◆ RECORDS SHOWN:
= = =

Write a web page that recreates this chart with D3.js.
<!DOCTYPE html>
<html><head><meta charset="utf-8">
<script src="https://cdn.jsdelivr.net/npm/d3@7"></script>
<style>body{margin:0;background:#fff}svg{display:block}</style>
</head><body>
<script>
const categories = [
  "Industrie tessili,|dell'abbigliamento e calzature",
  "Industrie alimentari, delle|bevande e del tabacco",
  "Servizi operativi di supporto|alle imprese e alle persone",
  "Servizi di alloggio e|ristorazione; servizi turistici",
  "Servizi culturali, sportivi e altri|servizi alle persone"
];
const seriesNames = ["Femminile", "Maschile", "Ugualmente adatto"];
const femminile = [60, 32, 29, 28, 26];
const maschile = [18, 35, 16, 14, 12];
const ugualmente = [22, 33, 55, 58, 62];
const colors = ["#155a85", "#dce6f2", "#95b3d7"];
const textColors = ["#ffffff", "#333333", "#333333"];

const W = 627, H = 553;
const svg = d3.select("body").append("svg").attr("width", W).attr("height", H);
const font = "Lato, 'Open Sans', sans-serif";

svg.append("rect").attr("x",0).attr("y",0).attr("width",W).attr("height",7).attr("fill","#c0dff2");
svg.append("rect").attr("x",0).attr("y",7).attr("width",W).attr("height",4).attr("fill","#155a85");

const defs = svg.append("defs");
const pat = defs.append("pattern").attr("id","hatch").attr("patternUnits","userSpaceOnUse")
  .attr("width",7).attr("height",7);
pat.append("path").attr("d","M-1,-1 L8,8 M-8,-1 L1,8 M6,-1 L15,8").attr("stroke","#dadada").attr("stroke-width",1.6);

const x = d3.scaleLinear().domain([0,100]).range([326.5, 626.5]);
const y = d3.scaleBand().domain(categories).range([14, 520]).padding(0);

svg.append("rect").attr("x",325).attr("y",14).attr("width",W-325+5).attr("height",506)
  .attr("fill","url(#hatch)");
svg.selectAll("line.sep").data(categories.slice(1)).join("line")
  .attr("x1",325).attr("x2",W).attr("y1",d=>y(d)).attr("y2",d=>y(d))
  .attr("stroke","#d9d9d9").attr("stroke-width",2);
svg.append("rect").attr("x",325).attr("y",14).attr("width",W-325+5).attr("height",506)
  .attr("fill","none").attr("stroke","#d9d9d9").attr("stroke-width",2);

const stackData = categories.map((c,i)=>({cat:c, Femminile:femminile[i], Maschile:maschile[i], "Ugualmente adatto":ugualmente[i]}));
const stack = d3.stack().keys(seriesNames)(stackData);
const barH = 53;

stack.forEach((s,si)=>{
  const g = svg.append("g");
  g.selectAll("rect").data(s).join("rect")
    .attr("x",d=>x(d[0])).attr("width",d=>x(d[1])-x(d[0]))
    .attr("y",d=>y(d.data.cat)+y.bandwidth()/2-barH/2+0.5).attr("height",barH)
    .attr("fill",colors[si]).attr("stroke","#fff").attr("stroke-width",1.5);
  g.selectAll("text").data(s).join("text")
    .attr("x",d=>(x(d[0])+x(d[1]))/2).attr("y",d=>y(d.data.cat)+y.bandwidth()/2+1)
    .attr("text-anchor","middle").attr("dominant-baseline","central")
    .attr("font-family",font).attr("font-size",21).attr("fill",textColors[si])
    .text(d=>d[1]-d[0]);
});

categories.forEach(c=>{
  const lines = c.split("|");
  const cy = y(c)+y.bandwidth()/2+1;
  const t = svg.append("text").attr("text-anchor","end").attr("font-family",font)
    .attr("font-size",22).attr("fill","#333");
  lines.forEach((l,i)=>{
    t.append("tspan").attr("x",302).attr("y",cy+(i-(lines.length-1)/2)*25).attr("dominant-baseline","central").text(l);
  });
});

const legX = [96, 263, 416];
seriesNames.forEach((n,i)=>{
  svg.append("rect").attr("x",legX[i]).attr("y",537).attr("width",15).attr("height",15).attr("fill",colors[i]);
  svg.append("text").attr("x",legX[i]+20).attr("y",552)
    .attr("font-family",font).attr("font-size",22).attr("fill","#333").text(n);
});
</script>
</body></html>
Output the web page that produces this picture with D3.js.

= = =

Repeat every entry word for word.

Write a web page that recreates this chart with D3.js.
<!DOCTYPE html>
<html><head><meta charset="utf-8">
<script src="https://cdn.jsdelivr.net/npm/d3@7"></script>
<style>body{margin:0;background:#fff}svg{display:block}</style>
</head><body>
<script>
const categories = [
  "Industrie tessili,|dell'abbigliamento e calzature",
  "Industrie alimentari, delle|bevande e del tabacco",
  "Servizi operativi di supporto|alle imprese e alle persone",
  "Servizi di alloggio e|ristorazione; servizi turistici",
  "Servizi culturali, sportivi e altri|servizi alle persone"
];
const seriesNames = ["Femminile", "Maschile", "Ugualmente adatto"];
const femminile = [60, 32, 29, 28, 26];
const maschile = [18, 35, 16, 14, 12];
const ugualmente = [22, 33, 55, 58, 62];
const colors = ["#155a85", "#dce6f2", "#95b3d7"];
const textColors = ["#ffffff", "#333333", "#333333"];

const W = 627, H = 553;
const svg = d3.select("body").append("svg").attr("width", W).attr("height", H);
const font = "Lato, 'Open Sans', sans-serif";

svg.append("rect").attr("x",0).attr("y",0).attr("width",W).attr("height",7).attr("fill","#c0dff2");
svg.append("rect").attr("x",0).attr("y",7).attr("width",W).attr("height",4).attr("fill","#155a85");

const defs = svg.append("defs");
const pat = defs.append("pattern").attr("id","hatch").attr("patternUnits","userSpaceOnUse")
  .attr("width",7).attr("height",7);
pat.append("path").attr("d","M-1,-1 L8,8 M-8,-1 L1,8 M6,-1 L15,8").attr("stroke","#dadada").attr("stroke-width",1.6);

const x = d3.scaleLinear().domain([0,100]).range([326.5, 626.5]);
const y = d3.scaleBand().domain(categories).range([14, 520]).padding(0);

svg.append("rect").attr("x",325).attr("y",14).attr("width",W-325+5).attr("height",506)
  .attr("fill","url(#hatch)");
svg.selectAll("line.sep").data(categories.slice(1)).join("line")
  .attr("x1",325).attr("x2",W).attr("y1",d=>y(d)).attr("y2",d=>y(d))
  .attr("stroke","#d9d9d9").attr("stroke-width",2);
svg.append("rect").attr("x",325).attr("y",14).attr("width",W-325+5).attr("height",506)
  .attr("fill","none").attr("stroke","#d9d9d9").attr("stroke-width",2);

const stackData = categories.map((c,i)=>({cat:c, Femminile:femminile[i], Maschile:maschile[i], "Ugualmente adatto":ugualmente[i]}));
const stack = d3.stack().keys(seriesNames)(stackData);
const barH = 53;

stack.forEach((s,si)=>{
  const g = svg.append("g");
  g.selectAll("rect").data(s).join("rect")
    .attr("x",d=>x(d[0])).attr("width",d=>x(d[1])-x(d[0]))
    .attr("y",d=>y(d.data.cat)+y.bandwidth()/2-barH/2+0.5).attr("height",barH)
    .attr("fill",colors[si]).attr("stroke","#fff").attr("stroke-width",1.5);
  g.selectAll("text").data(s).join("text")
    .attr("x",d=>(x(d[0])+x(d[1]))/2).attr("y",d=>y(d.data.cat)+y.bandwidth()/2+1)
    .attr("text-anchor","middle").attr("dominant-baseline","central")
    .attr("font-family",font).attr("font-size",21).attr("fill",textColors[si])
    .text(d=>d[1]-d[0]);
});

categories.forEach(c=>{
  const lines = c.split("|");
  const cy = y(c)+y.bandwidth()/2+1;
  const t = svg.append("text").attr("text-anchor","end").attr("font-family",font)
    .attr("font-size",22).attr("fill","#333");
  lines.forEach((l,i)=>{
    t.append("tspan").attr("x",302).attr("y",cy+(i-(lines.length-1)/2)*25).attr("dominant-baseline","central").text(l);
  });
});

const legX = [96, 263, 416];
seriesNames.forEach((n,i)=>{
  svg.append("rect").attr("x",legX[i]).attr("y",537).attr("width",15).attr("height",15).attr("fill",colors[i]);
  svg.append("text").attr("x",legX[i]+20).attr("y",552)
    .attr("font-family",font).attr("font-size",22).attr("fill","#333").text(n);
});
</script>
</body></html>
Output the web page that produces this picture with D3.js.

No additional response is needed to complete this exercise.